# DIRECTION:
Retype the listing below line for line, but only from the line with "Clone this chart in seaborn and matplotlib." down to the line with "plt.rcParams['font.family'] = ['Lato', 'DejaVu", inclusive. Pictures stay out.

##### SUPPLIED MATERIAL

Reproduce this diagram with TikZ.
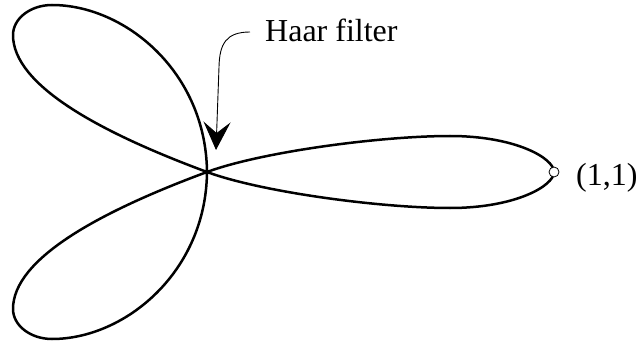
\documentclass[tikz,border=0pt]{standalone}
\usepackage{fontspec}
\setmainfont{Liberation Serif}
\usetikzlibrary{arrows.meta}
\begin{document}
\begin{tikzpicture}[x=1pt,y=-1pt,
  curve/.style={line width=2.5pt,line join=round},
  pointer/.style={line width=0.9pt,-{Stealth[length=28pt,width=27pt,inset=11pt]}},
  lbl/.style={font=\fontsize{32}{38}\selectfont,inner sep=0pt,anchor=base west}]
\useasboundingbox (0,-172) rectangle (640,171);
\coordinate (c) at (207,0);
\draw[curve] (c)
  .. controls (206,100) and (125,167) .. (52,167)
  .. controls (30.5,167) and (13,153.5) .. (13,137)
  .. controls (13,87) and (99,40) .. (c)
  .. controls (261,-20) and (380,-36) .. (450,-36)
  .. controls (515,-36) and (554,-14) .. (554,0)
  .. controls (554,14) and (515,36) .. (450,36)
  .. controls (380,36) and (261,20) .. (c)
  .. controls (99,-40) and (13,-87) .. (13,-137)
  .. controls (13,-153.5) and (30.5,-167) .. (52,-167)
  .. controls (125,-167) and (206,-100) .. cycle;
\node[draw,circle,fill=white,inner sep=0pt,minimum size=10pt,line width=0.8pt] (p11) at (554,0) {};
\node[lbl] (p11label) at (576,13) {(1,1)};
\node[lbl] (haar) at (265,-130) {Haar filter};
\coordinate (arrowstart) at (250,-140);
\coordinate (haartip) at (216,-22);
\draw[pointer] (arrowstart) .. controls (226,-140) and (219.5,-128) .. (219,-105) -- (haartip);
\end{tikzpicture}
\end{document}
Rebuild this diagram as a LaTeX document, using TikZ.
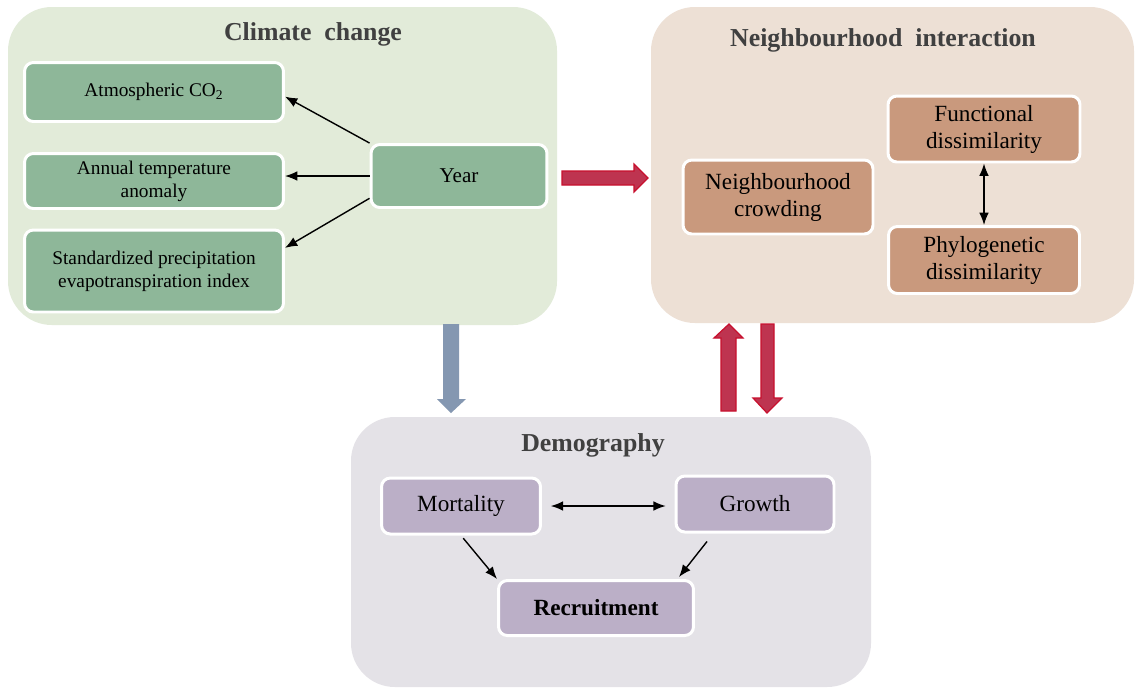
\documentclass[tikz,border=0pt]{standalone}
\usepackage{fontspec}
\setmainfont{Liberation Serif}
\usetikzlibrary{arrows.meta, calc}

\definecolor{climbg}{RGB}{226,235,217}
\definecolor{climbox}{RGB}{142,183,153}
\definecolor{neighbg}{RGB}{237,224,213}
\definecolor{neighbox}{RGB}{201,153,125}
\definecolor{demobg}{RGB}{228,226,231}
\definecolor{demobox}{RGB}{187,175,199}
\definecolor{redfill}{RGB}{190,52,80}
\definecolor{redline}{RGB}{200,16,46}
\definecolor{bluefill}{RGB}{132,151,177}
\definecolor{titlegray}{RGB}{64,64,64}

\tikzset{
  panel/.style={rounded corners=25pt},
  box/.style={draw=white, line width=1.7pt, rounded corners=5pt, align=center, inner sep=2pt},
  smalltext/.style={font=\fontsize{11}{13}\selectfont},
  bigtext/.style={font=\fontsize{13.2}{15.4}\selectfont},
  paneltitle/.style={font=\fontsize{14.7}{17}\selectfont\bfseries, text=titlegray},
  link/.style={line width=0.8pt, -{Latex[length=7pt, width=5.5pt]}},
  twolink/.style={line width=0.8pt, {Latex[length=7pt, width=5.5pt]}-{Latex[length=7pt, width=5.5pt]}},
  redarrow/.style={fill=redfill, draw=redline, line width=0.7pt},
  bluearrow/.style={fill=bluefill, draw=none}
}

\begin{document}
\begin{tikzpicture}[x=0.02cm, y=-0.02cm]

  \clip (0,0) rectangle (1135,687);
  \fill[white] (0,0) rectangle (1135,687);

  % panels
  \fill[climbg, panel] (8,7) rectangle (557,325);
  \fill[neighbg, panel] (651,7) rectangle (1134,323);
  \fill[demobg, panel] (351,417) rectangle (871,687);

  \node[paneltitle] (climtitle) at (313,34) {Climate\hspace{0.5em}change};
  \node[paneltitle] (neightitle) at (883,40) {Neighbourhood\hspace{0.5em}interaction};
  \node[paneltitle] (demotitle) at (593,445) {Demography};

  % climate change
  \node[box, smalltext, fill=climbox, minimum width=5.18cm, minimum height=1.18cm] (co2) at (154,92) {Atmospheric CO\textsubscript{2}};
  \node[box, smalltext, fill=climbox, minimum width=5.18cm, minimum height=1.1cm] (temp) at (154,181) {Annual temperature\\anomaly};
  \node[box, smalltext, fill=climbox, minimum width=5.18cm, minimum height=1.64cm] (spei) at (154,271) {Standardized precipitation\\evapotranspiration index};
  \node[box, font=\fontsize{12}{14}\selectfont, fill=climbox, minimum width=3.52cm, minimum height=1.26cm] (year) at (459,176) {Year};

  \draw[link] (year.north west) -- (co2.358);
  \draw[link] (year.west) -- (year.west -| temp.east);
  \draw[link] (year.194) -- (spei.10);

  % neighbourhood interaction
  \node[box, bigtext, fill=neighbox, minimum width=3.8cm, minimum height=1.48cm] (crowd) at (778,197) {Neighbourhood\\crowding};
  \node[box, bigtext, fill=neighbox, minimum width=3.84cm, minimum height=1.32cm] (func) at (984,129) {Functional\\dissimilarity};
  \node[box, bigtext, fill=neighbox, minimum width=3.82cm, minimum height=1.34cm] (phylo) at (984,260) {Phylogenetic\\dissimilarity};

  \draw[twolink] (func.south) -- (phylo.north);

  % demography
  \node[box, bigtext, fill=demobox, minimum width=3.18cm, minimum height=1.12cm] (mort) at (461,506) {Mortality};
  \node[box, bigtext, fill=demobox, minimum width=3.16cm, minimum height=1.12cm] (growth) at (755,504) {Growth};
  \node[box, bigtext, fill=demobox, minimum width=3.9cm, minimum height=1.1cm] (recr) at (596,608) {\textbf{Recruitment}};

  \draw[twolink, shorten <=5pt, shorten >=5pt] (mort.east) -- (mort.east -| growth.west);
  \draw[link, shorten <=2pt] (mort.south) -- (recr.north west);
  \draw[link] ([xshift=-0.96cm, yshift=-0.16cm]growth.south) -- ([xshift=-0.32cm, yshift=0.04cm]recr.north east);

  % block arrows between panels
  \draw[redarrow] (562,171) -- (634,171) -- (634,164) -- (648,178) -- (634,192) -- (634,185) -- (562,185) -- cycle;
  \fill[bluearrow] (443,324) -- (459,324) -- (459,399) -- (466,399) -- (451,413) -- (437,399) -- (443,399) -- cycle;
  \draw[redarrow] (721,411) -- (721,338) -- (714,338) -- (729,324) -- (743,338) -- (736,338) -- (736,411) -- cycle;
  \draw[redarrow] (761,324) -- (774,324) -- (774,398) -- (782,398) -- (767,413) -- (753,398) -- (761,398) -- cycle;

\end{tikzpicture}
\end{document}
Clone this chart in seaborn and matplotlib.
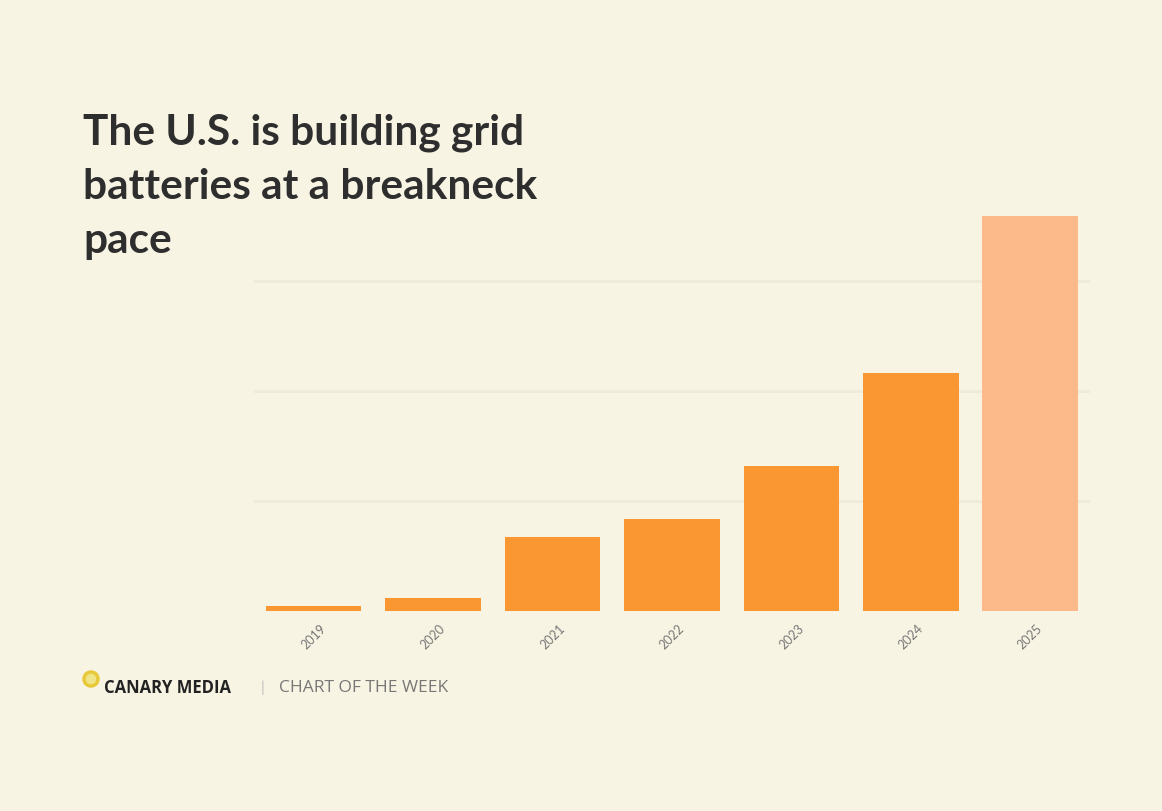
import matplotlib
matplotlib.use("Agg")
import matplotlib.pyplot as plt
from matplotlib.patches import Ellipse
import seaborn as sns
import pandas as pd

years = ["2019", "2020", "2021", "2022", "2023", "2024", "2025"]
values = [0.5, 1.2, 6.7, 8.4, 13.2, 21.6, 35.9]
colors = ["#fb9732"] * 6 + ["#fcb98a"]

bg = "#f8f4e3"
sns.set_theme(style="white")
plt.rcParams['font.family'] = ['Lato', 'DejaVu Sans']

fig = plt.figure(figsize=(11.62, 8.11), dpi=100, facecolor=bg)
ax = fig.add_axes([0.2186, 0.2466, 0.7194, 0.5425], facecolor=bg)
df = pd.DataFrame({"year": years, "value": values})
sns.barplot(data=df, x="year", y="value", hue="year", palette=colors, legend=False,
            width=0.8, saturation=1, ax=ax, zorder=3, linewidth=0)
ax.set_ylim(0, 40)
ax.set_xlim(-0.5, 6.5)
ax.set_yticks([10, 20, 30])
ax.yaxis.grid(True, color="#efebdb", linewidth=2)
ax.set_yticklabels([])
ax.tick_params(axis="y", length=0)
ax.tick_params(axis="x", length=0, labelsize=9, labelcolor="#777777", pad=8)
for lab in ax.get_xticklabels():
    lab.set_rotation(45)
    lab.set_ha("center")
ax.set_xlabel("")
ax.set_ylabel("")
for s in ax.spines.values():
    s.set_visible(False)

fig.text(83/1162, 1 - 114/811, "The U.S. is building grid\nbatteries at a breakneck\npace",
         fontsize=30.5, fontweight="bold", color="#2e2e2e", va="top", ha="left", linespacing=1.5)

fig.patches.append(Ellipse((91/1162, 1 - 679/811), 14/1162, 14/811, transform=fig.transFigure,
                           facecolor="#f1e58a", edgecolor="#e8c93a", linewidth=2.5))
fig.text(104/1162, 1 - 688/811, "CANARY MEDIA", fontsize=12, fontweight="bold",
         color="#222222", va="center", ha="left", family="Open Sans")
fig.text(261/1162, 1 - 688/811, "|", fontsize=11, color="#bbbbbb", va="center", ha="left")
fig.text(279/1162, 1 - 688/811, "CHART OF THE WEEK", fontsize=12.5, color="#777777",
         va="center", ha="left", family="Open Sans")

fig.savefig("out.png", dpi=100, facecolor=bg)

##########

# EXERCISE SOLUTION:
Clone this chart in seaborn and matplotlib.
import matplotlib
matplotlib.use("Agg")
import matplotlib.pyplot as plt
from matplotlib.patches import Ellipse
import seaborn as sns
import pandas as pd

years = ["2019", "2020", "2021", "2022", "2023", "2024", "2025"]
values = [0.5, 1.2, 6.7, 8.4, 13.2, 21.6, 35.9]
colors = ["#fb9732"] * 6 + ["#fcb98a"]

bg = "#f8f4e3"
sns.set_theme(style="white")
plt.rcParams['font.family'] = ['Lato', 'DejaVu Sans']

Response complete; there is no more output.